This week, for the first time ever, I attended the London Book Fair which ran from the 15th to the 17th of April, at the Earls Court Exhibition centre. The fair, which is absolutely huge (although not as big as the one in Frankfurt, I’m told), is laid out over two exhibition centres, or courts, with literally hundreds of exhibitors.
The Choc Lit stand was a small section of the IPG stand (Independent Publishers Guild) next to Bloomsbury, where unlike us they had a cosy set-up with tables and chairs. After standing up for the best part of two days (a killer on your back and feet) I was very tempted to ask them if I could pretend to be one of them for a while!
But the biggest kid on the block was the conglomerate Hachette, which was spread over two massive stands with a central walkway between them and large posters of their star authors. When looking at posters like that, you can’t help wishing that it’s going to be you up there one day. It might never happen, but it’s okay to dream, isn’t it?
From other authors attending in previous years I’d heard that the book fair is really only for publishers and agents, and that they don’t like authors to be there. I must say, that wasn’t my impression at all. Instead it seemed very author-friendly and included an author lounge as well as many talks and seminars aimed at authors, including the growing interest in self-publishing.
Of course agents and publishers don’t want to be pestered by aspiring authors. They’re here to negotiate deals etc. and are incredibly busy, but a polite enquiry after submission guidelines, if available, is fine, or you can pick up a leaflet or even take photos of books on display as a useful guide to what a particular publisher is looking for.
But authors also “talk shop” – we talk about covers, editing, deadlines, sales, etc. – and generally love any opportunity to catch up with what other people are doing. I met up with Alison Morton, Victoria Lamb, and Liz Fenwick, and also the New Romantics 4, a co-operative of writers who’ve decided to go down the indie route and self-publish their books. We had a very useful chat about social media and how it can help writers promote their books, and they seem to have had great success.

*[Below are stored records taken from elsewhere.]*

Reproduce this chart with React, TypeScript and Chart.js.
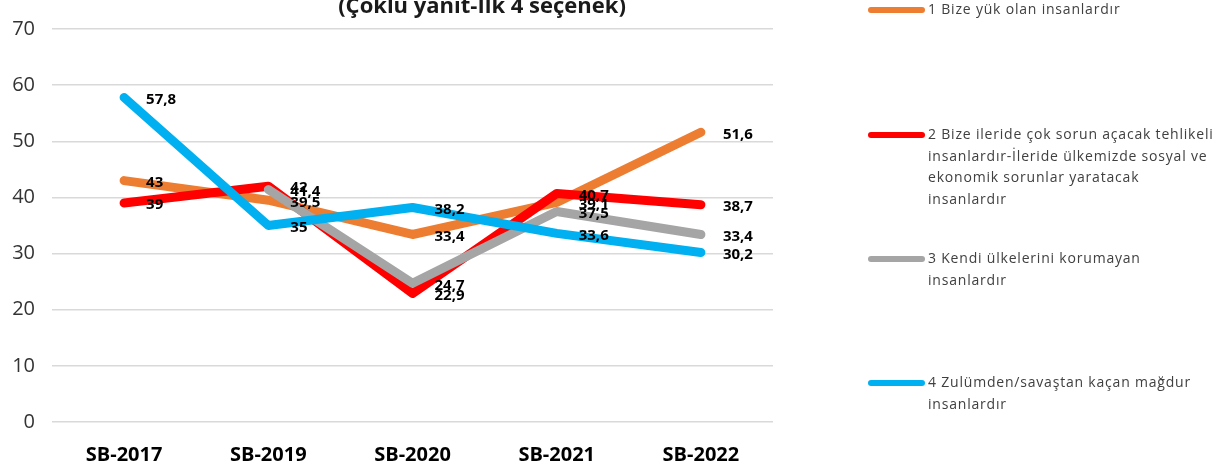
import React, { useEffect, useRef } from "react";
import { Chart, registerables } from "chart.js";

Chart.register(...registerables);

const categories = ["SB-2017", "SB-2019", "SB-2020", "SB-2021", "SB-2022"];
const yTickMin = 0;
const yTickMax = 70;
const yTickStep = 10;

const series1 = [43, 39.5, 33.4, 39.1, 51.6];
const series2 = [39, 42, 22.9, 40.7, 38.7];
const series3 = [null, 41.4, 24.7, 37.5, 33.4];
const series4 = [57.8, 35, 38.2, 33.6, 30.2];

const name1 = ["1 Bize yük olan insanlardır"];
const name2 = [
  "2 Bize ileride çok sorun açacak tehlikeli",
  "insanlardır-İleride ülkemizde sosyal ve",
  "ekonomik sorunlar yaratacak",
  "insanlardır",
];
const name3 = ["3 Kendi ülkelerini korumayan", "insanlardır"];
const name4 = ["4 Zulümden/savaştan kaçan mağdur", "insanlardır"];

const titleText = "(Çoklu yanıt-İlk 4 seçenek)";

const colors = ["#ED7D31", "#FF0000", "#A5A5A5", "#00B0F0"];
const FONT = "'Open Sans', 'DejaVu Sans', sans-serif";

const fmt = (v: number) => String(v).replace(".", ",");

const labelPlugin = {
  id: "pointLabels",
  afterDatasetsDraw(chart: any) {
    const ctx = chart.ctx;
    ctx.save();
    ctx.font = `bold 15px ${FONT}`;
    ctx.fillStyle = "#000";
    ctx.textAlign = "left";
    ctx.textBaseline = "middle";
    chart.data.datasets.forEach((ds: any, i: number) => {
      const meta = chart.getDatasetMeta(i);
      meta.data.forEach((pt: any, j: number) => {
        const v = ds.data[j];
        if (v === null || v === undefined) return;
        ctx.fillText(fmt(v), pt.x + 22, pt.y + 2);
      });
    });
    ctx.restore();
  },
};

const decorPlugin = {
  id: "decor",
  afterDraw(chart: any) {
    const ctx = chart.ctx;
    ctx.save();
    // title (second line visible)
    ctx.font = `bold 22px ${FONT}`;
    ctx.fillStyle = "#1a1a1a";
    ctx.textAlign = "center";
    ctx.textBaseline = "alphabetic";
    ctx.fillText(titleText, 482, 13);

    // legend
    const startY = [10, 135, 259, 383];
    const lineH = 21.7;
    ctx.font = `14px ${FONT}`;
    try {
      (ctx as any).letterSpacing = "0.8px";
    } catch (e) {}
    ctx.textAlign = "left";
    ctx.textBaseline = "middle";
    chart.data.datasets.forEach((ds: any, i: number) => {
      const y = startY[i];
      ctx.strokeStyle = ds.borderColor;
      ctx.lineWidth = 6;
      ctx.lineCap = "round";
      ctx.beginPath();
      ctx.moveTo(871, y);
      ctx.lineTo(922, y);
      ctx.stroke();
      ctx.fillStyle = "#404040";
      (ds.legendLines as string[]).forEach((line, k) => {
        ctx.fillText(line, 928, y + k * lineH);
      });
    });
    ctx.restore();
  },
};

export default function App() {
  const ref = useRef<HTMLCanvasElement | null>(null);
  useEffect(() => {
    if (!ref.current) return;
    const mk = (data: any[], i: number, lines: string[], order: number) => ({
      label: lines.join(" "),
      legendLines: lines,
      data,
      borderColor: colors[i],
      backgroundColor: colors[i],
      borderWidth: 9,
      borderCapStyle: "round",
      borderJoinStyle: "round",
      pointRadius: 0,
      pointHoverRadius: 0,
      tension: 0,
      fill: false,
      spanGaps: false,
      order,
    });
    const chart = new Chart(ref.current, {
      type: "line",
      data: {
        labels: categories,
        datasets: [
          mk(series1, 0, name1, 3),
          mk(series2, 1, name2, 2),
          mk(series3, 2, name3, 1),
          mk(series4, 3, name4, 0),
        ] as any,
      },
      options: {
        animation: false,
        responsive: false,
        maintainAspectRatio: false,
        layout: { padding: { left: 0, right: 448, top: 26, bottom: 0 } },
        plugins: {
          legend: { display: false },
          title: { display: false },
          tooltip: { enabled: false },
        },
        scales: {
          x: {
            offset: true,
            grid: { display: false, drawTicks: false },
            border: { display: false },
            ticks: {
              font: { family: FONT, size: 20, weight: "bold" },
              color: "#000",
              padding: 21,
            },
            afterFit: (s: any) => {
              s.height = 46;
            },
          },
          y: {
            min: yTickMin,
            max: yTickMax,
            ticks: {
              stepSize: yTickStep,
              font: { family: FONT, size: 20 },
              color: "#333",
              padding: 17,
            },
            grid: { color: "#d9d9d9", lineWidth: 1.5, drawTicks: false },
            border: { display: false },
            afterFit: (s: any) => {
              s.width = 52;
            },
          },
        },
      } as any,
      plugins: [labelPlugin, decorPlugin],
    });
    return () => chart.destroy();
  }, []);
  return (
    <div style={{ position: "fixed", left: 0, top: 0, width: 1221, height: 468, background: "#fff" }}>
      <canvas ref={ref} width={1221} height={468} style={{ width: 1221, height: 468, display: "block" }} />
    </div>
  );
}
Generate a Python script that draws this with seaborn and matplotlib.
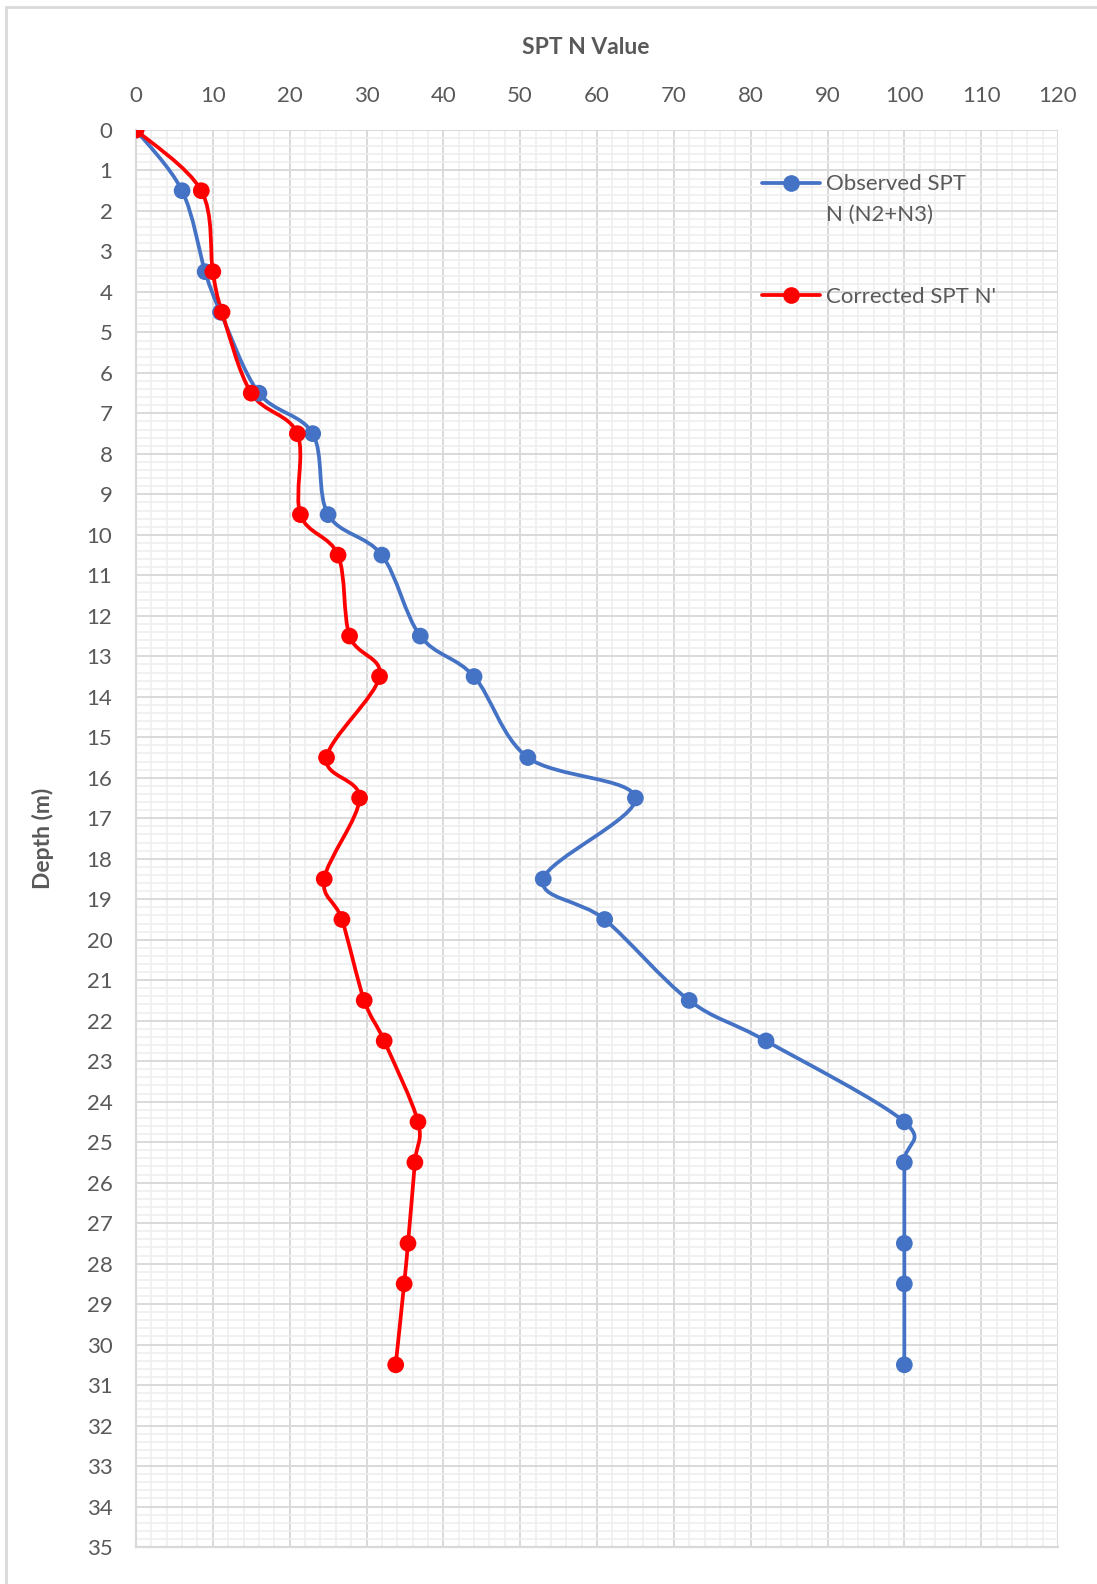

I was also at the fair with my translator’s hat on (in my “day job” I work as a translator from English into Danish), sat in on a couple of talks at the Literary Translation Centre, and met with other translators. Like writing, translation can be a very lonely occupation, so making contact with like-minded individuals is both reassuring and helpful.
But the best part was when fellow Choc Lit authors Sue Moorcroft and Christina Courtenay spotted a picture of “The Elephant Girl” on a Star Books Sales poster (the sales distributors of Choc Lit books). This made me feel I had finally arrived!